عنوان مقاله [English]
Poetry is a mirror, reflecting the authors' literary and artistic taste besides their knowledge and understanding of the world. The concise reflection of this knowledge will make literary works loaded with various historical, mythological, and sociological information. These data originate from different sources among which mythological legends, specifically the story of prophets and heroes, are the most rewarding. One of the myths, constantly inspiring poets, seems to be the story of Adam and Eve. The story of the forbidden fruit is a significant scene of this tale that has been widely reflected in modern sonnets. Employing descriptive-analytical method, we sought to study this story in the modern poetry and the differences that have been made to it in Persian poems. The necessity of this study is to become familiar with the modern poetry. The results indicated that this story is mostly employed in modern sonnets. Moreover, modern poems sound to have a different view of the mentioned story. The most obvious change in these poems is the application of apple instead of wheat which is a direct result of modern poets' acquaintance with the Western literature. That is the reason why apple is considered as a symbol of love, kindness, deception, temptation, guilt, etc. nowadays.
Keywords: allusion, modern sonnet, story of Adam and Eve, forbidden fruit, apple, wheat
There are no evident proofs that what and how exactly the forbidden tree or fruit was.
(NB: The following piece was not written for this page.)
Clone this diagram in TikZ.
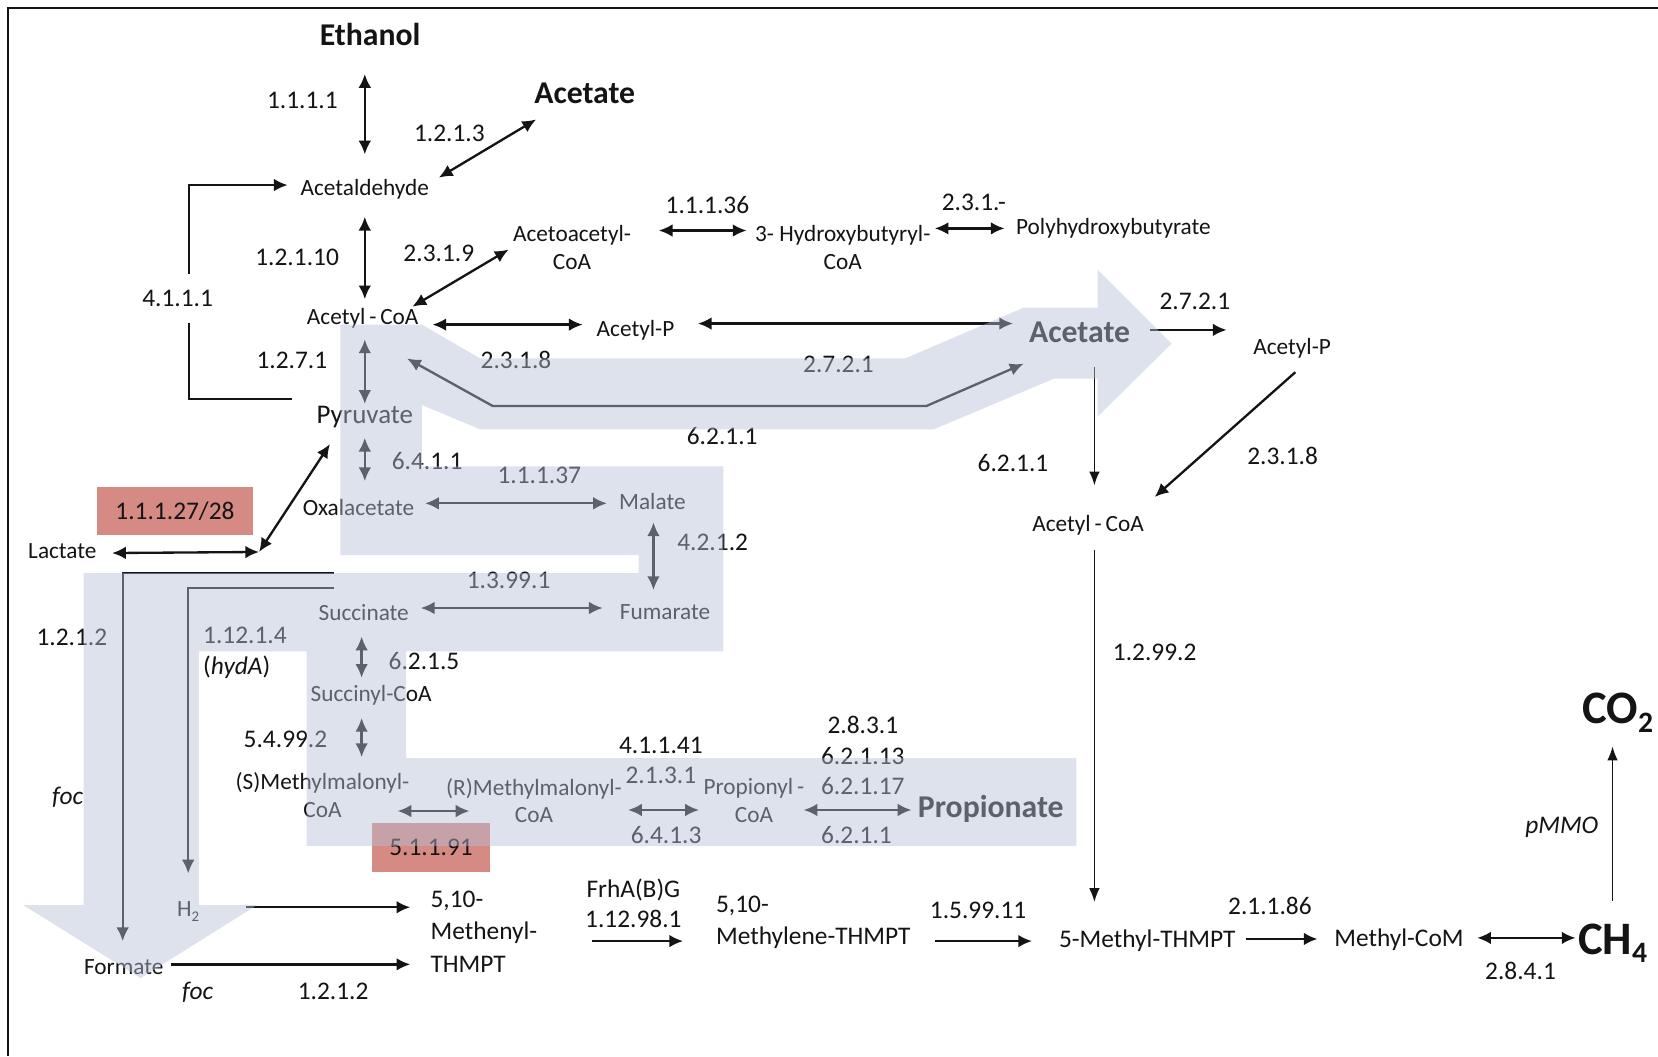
\documentclass[tikz,border=0pt]{standalone}
\usepackage{fontspec}
\setmainfont{Carlito}
\usepackage{tikz}
\usetikzlibrary{arrows.meta}
\definecolor{band}{RGB}{182,191,213}
\definecolor{ecred}{RGB}{213,138,132}
\definecolor{ink}{RGB}{20,20,20}

\begin{document}
\begin{tikzpicture}[x=1pt,y=-1pt,
  every node/.style={inner sep=1pt,text=ink},
  cpd/.style={font=\fontsize{22}{26}\selectfont},
  cpdl/.style={font=\fontsize{24}{30.5}\selectfont},
  ec/.style={font=\fontsize{24}{29}\selectfont},
  prod/.style={font=\bfseries\fontsize{30}{34}\selectfont},
  gas/.style={font=\bfseries\fontsize{44}{44}\selectfont},
  redbox/.style={fill=ecred,inner sep=0pt},
  rx/.style={draw=ink,line width=2.2pt,{Latex[length=13pt,width=12pt]}-{Latex[length=13pt,width=12pt]}},
  fw/.style={draw=ink,line width=2.2pt,-{Latex[length=13pt,width=12pt]}},
  fwthin/.style={draw=ink,line width=1.4pt,-{Latex[length=13pt,width=10pt]}},
  ]
\useasboundingbox (0,0) rectangle (1568,999);
\fill[white] (0,0) rectangle (1568,999);
\draw[ink,line width=2.5pt] (1568,7.5) -- (7.5,7.5) -- (7.5,999);

\node[prod] (etoh) at (350,33) {Ethanol};
\node[prod] (ac1) at (553,88) {Acetate};
\node[cpd] (ald) at (345,179) {Acetaldehyde};
\node[cpd,align=center] (acacoa) at (541,234) {Acetoacetyl-\\CoA};
\node[cpd,align=center] (hbcoa) at (797,234) {3- Hydroxybutyryl-\\CoA};
\node[cpd] (phb) at (1053,216) {Polyhydroxybutyrate};
\node[cpd] (accoa) at (343,301) {Acetyl\,-\,CoA};
\node[cpd] (acp) at (601,312) {Acetyl-P};
\node[prod] (ac2) at (1021,314) {Acetate};
\node[cpd] (acp2) at (1222,329) {Acetyl-P};
\node[font=\fontsize{25.5}{28}\selectfont] (pyr) at (345,394) {Pyruvate};
\node[cpd] (oaa) at (339,480) {Oxalacetate};
\node[cpd] (mal) at (617,474) {Malate};
\node[cpd] (lac) at (59,521) {Lactate};
\node[cpd] (accoa2) at (1029,497) {Acetyl\,-\,CoA};
\node[cpd] (succ) at (344,579) {Succinate};
\node[cpd] (fum) at (629,579) {Fumarate};
\node[cpd] (succoa) at (351,658) {Succinyl-CoA};
\node[cpd,align=center] (smm) at (305,752) {(S)Methylmalonyl-\\CoA};
\node[cpd,align=center] (rmm) at (505,757) {(R)Methylmalonyl-\\CoA};
\node[cpd,align=center] (propcoa) at (713,757) {Propionyl\,-\\CoA};
\node[prod] (prop) at (937,765) {Propionate};
\node[gas] (co2) at (1530,674) {CO\raisebox{-8pt}{\fontsize{28}{28}\selectfont 2}};
\node[gas] (ch4) at (1525,892) {CH\raisebox{-8pt}{\fontsize{28}{28}\selectfont 4}};
\node[cpd] (h2) at (178,862) {H\raisebox{-4pt}{\fontsize{14}{14}\selectfont 2}};
\node[cpd] (formate) at (117,915) {Formate};
\node[cpdl,align=left,anchor=west] (mthf) at (406,881) {5,10-\\Methenyl-\\THMPT};
\node[cpdl,align=left,anchor=west] (mlthf) at (676,872.5) {5,10-\\Methylene-THMPT};
\node[cpdl] (mthmpt) at (1085,890) {5-Methyl-THMPT};
\node[cpdl] (mcom) at (1323,889) {Methyl-CoM};

\node[redbox,minimum width=148pt,minimum height=45pt] (b1127) at (165.5,483.5) {};
\node[redbox,minimum width=111.5pt,minimum height=46pt] (b51191) at (407.7,801.5) {};

\node[ec] (l1111) at (286,95) {1.1.1.1};
\node[ec] (l1213) at (425,126) {1.2.1.3};
\node[ec] (l12110) at (281,243) {1.2.1.10};
\node[ec] (l2319) at (415,240) {2.3.1.9};
\node[ec] (l11136) at (669,194) {1.1.1.36};
\node[ec] (l231x) at (921,191) {2.3.1.-};
\node[ec] (l4111) at (168,282) {4.1.1.1};
\node[ec] (l1271) at (276,341) {1.2.7.1};
\node[ec] (l2318) at (488,340) {2.3.1.8};
\node[ec] (l2721) at (793,345) {2.7.2.1};
\node[ec] (l2721b) at (1130,285) {2.7.2.1};
\node[ec] (l6211) at (683,412) {6.2.1.1};
\node[ec] (l6411) at (404,436) {6.4.1.1};
\node[ec] (l6211b) at (958,438) {6.2.1.1};
\node[ec] (l2318b) at (1213,431) {2.3.1.8};
\node[ec] (l11137) at (510,450) {1.1.1.37};
\node[ec] (l11127) at (b1127) {1.1.1.27/28};
\node[ec] (l4212) at (674,513) {4.2.1.2};
\node[ec] (l13991) at (481,549) {1.3.99.1};
\node[ec] (l1212) at (68,603) {1.2.1.2};
\node[ec,align=left,anchor=west] (l11214) at (191,617.5) {1.12.1.4\\(\textit{hydA})};
\node[ec] (l6215) at (401,625) {6.2.1.5};
\node[ec] (l12992) at (1092,617) {1.2.99.2};
\node[ec] (l54992) at (270,699) {5.4.99.2};
\node[ec,align=center] (l41141) at (625,719) {4.1.1.41\\2.1.3.1};
\node[ec,align=center] (l2831) at (816,714.5) {2.8.3.1\\6.2.1.13\\6.2.1.17};
\node[ec] (foc1) at (64,754) {\textit{foc}};
\node[ec] (l6413) at (630,790) {6.4.1.3};
\node[ec] (l6211c) at (810,790) {6.2.1.1};
\node[ec] (pmmo) at (1477,782) {\textit{pMMO}};
\node[ec] (l51191) at (b51191) {5.1.1.91};
\node[ec,align=center,font=\fontsize{24}{28}\selectfont] (frh) at (599,854) {FrhA(B)G\\1.12.98.1};
\node[ec] (l159911) at (925,861) {1.5.99.11};
\node[ec] (l21186) at (1201,857) {2.1.1.86};
\node[ec] (l2841) at (1438,918) {2.8.4.1};
\node[ec] (foc2) at (187,938) {\textit{foc}};
\node[ec] (l1212b) at (315,938) {1.2.1.2};

\coordinate (lacj) at (245,522);
\coordinate (fj) at (316,542);
\coordinate (hj) at (316,556);

\draw[rx] ([shift={(-5,37)}]etoh.center) -- ([shift={(0,-33)}]ald.center);
\draw[rx] ([shift={(70,-11)}]ald.center) -- ([shift={(-46,25)}]ac1.center);
\draw[ink,line width=2pt] ([shift={(-69,-17)}]pyr.center) -| ([shift={(11,23)}]l4111.center);
\draw[fw,line width=2pt] ([shift={(11,-23)}]l4111.center) |- ([shift={(-73,-4)}]ald.center);
\draw[rx] ([shift={(0,26)}]ald.center) -- ([shift={(2,-18)}]accoa.center);
\draw[rx] ([shift={(47,-11)}]accoa.center) -- ([shift={(-60,2)}]acacoa.center);
\draw[rx] ([shift={(82,-16)}]acacoa.center) -- ([shift={(-91,-16)}]hbcoa.center);
\draw[rx] ([shift={(87,-18)}]hbcoa.center) -- ([shift={(-103,0)}]phb.center);
\draw[rx] ([shift={(66,6)}]accoa.center) -- ([shift={(-50,-5)}]acp.center);
\draw[rx] ([shift={(59,-6)}]acp.center) -- ([shift={(-63,-8)}]ac2.center);
\draw[rx] ([shift={(2,20)}]accoa.center) -- ([shift={(0,-12)}]pyr.center);
\draw[rx] ([shift={(42,38)}]accoa.center) -- ++(81,45) -- ++(410,0) -- ([shift={(-53,30)}]ac2.center);
\draw[fw] ([shift={(67,-2)}]ac2.center) -- ([shift={(-62,-17)}]acp2.center);
\draw[fwthin] ([shift={(14,33)}]ac2.center) -- ([shift={(6,-38)}]accoa2.center);
\draw[fw] ([shift={(3,23)}]acp2.center) -- ([shift={(63,-27)}]accoa2.center);
\draw[rx] ([shift={(0,20)}]pyr.center) -- ([shift={(6,-25)}]oaa.center);
\draw[rx] ([shift={(47,2)}]lac.center) -- (lacj);
\draw[rx] (lacj) -- ([shift={(-33,26)}]pyr.center);
\draw[rx] ([shift={(63,-4)}]oaa.center) -- ([shift={(-43,2)}]mal.center);
\draw[rx] ([shift={(1,20)}]mal.center) -- ([shift={(-11,-21)}]fum.center);
\draw[rx] ([shift={(54,-4)}]succ.center) -- ([shift={(-59,-4)}]fum.center);
\draw[rx] ([shift={(-2,23)}]succ.center) -- ([shift={(-9,-17)}]succoa.center);
\draw[rx] ([shift={(-9,21)}]succoa.center) -- ([shift={(37,-36)}]smm.center);
\draw[rx] ([shift={(71,15)}]smm.center) -- ([shift={(-61,10)}]rmm.center);
\draw[rx] ([shift={(89,9)}]rmm.center) -- ([shift={(-52,9)}]propcoa.center);
\draw[rx] ([shift={(47,9)}]propcoa.center) -- ([shift={(-75,1)}]prop.center);
\draw[fw,line width=2pt] (fj) -| ([shift={(-1,-25)}]formate.center);
\draw[fw,line width=2pt] (hj) -| ([shift={(0,-36)}]h2.center);
\draw[fw] ([shift={(55,-4)}]h2.center) -- ([shift={(-18,-23)}]mthf.west);
\draw[fw] ([shift={(45,-3)}]formate.center) -- ([shift={(-18,31)}]mthf.west);
\draw[fw] ([shift={(154,9)}]mthf.west) -- ([shift={(-30,17.5)}]mlthf.west);
\draw[fw] ([shift={(208,17.5)}]mlthf.west) -- ([shift={(-109,0)}]mthmpt.center);
\draw[fwthin] ([shift={(6,23)}]accoa2.center) -- ([shift={(-50,-37)}]mthmpt.center);
\draw[fw] ([shift={(93,-2)}]mthmpt.center) -- ([shift={(-77,-1)}]mcom.center);
\draw[rx] ([shift={(74,-2)}]mcom.center) -- ([shift={(-35,-5)}]ch4.center);
\draw[fwthin] ([shift={(0,-40)}]ch4.center) -- ([shift={(-5,32)}]co2.center);

\fill[band,fill opacity=0.45] (322,307) -- (399,307) -- (454,339) -- (856,339)
  -- (968,291) -- (1038,291) -- (1038,255) -- (1108,325) -- (1038,394)
  -- (1038,358) -- (997,358) -- (883,406) -- (454,406) -- (399,383)
  -- (399,441) -- (684,441) -- (684,616) -- (384,616) -- (384,717)
  -- (1018,717) -- (1018,800) -- (290,800) -- (290,616) -- (188,616)
  -- (188,856) -- (243,856) -- (133,925) -- (22,856) -- (79,856)
  -- (79,542) -- (604,542) -- (604,525) -- (322,525) -- cycle;
\end{tikzpicture}
\end{document}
In the Quran, it is mentioned only as “this tree” (hadhihi-sh-shajara) and it has not been mentioned that how and what it was. In Torah, it has been called the tree of eternality and the tree of distinguishing between good and evil which is believed most probably to have a symbolic function; because among trees, no one knows such a tree. However, reporters of the Bible and the Quran, sometimes on the basis of old myths, have mentioned different things in this regard: wheat, grapes, fig, camphor, jujube, colocynth, apple, wisdom, jealousy, eternality, etc. what has become popular in the public and has been widely reflected in literature, poetry and arts is that in the Islamic culture, it is mentioned as wheat and in the Western culture, it comes as apple. Popularity of wheat in the Islamic and Iranian culture is not strange; because it has a huge background of narratives, interpretational and historical reports in the books interpreting the Quran, the Quranic tales, history, etc. (for example, Meibodi, 1978, 1/149 and 3/557; Razi, 1992, 1/220; Neishaburi, 2007: 17; Sour Abadi, 1986: 74; Tabatabaee, 1993, 1/143; Javadi, 2001, 3/359); however, popularity of apple in the Western culture is strange, because there is no mention of it in their religious sources, and most probably, it has entered the reports of Torah and Enjil from old myths and folkloric legends and from there, it has entered their culture and art (Shafee Kadkani, 2011: 288).
1.1.Statement of the problem
The story of the forbidden fruit or tree, the fruit that God forbid for Adam and Eve to eat, and when they ate it, they were cast out of paradise, seems to have roots in the report of Torah, a report that has later been mentioned in the Quran with a little difference. This report has some similar samples in the African myths, etc. as well (Bayer, 1975: 95-97). The most outstanding event of the story of creation that has found a fully new form and name, especially in the present-day sonnets, is the story of the forbidden fruit. This survey tries to report it and answer these questions: how is the story of the forbidden fruit reflected in the contemporary poetry? Why has it changed from wheat to apple? What has specific symbolic function it taken?
In this survey, by the use of the descriptive-analytical method, the reflection of the forbidden tree has been studied in many contemporary poetry collections, and the effect of cultural events on this story as well as poetic allusions have been extracted.
About the forbidden tree, the books interpreting the Quran, for instance, have discussed the issue; some of these books are: Majma-ul-Bayan (Tabarsi, 2007: 1/193); Roz-ul-Jenan (Razi, 1992: 1/220); Kashf-ul-Asrar (Meibodi, 1978: 1/148)’ Al-Mizan (Tabatabaee, 1973: 1/126), etc. All of these sources have discussed whether the fruit was wheat, grapes or something else; but about its reflection on the contemporary poetry, its change from wheat to apple and its literary functions, no independent work has been carried out yet.
The story of Adam and Eve, especially story of the forbidden fruit, has extensively been reflected in the works of Persian poets with different names such as wheat, grapes, the fruit of wisdom, forbidden fruit, and forbidden tree. It has been a productive source for poetic points, imagery, and articulation. In the contemporary poetry, especially in sonnets, in addition to extensive reflection, this story, along with modernization of life and period, has become modernized, too. The more important thing is the replacement of wheat by apple under the influence of Western culture, and following that, the appearance of symbolic and new functions for apple, like the symbol of love, kindness, sin, temptation, and deceit. It is also mentioned that using apple is sometimes intentional and out of poetic skill, and sometimes it is cliché and indecisive. It is also said that the forbidden fruit has entered the postmodern poetry with the postmodern names of kiwi and pineapple as well.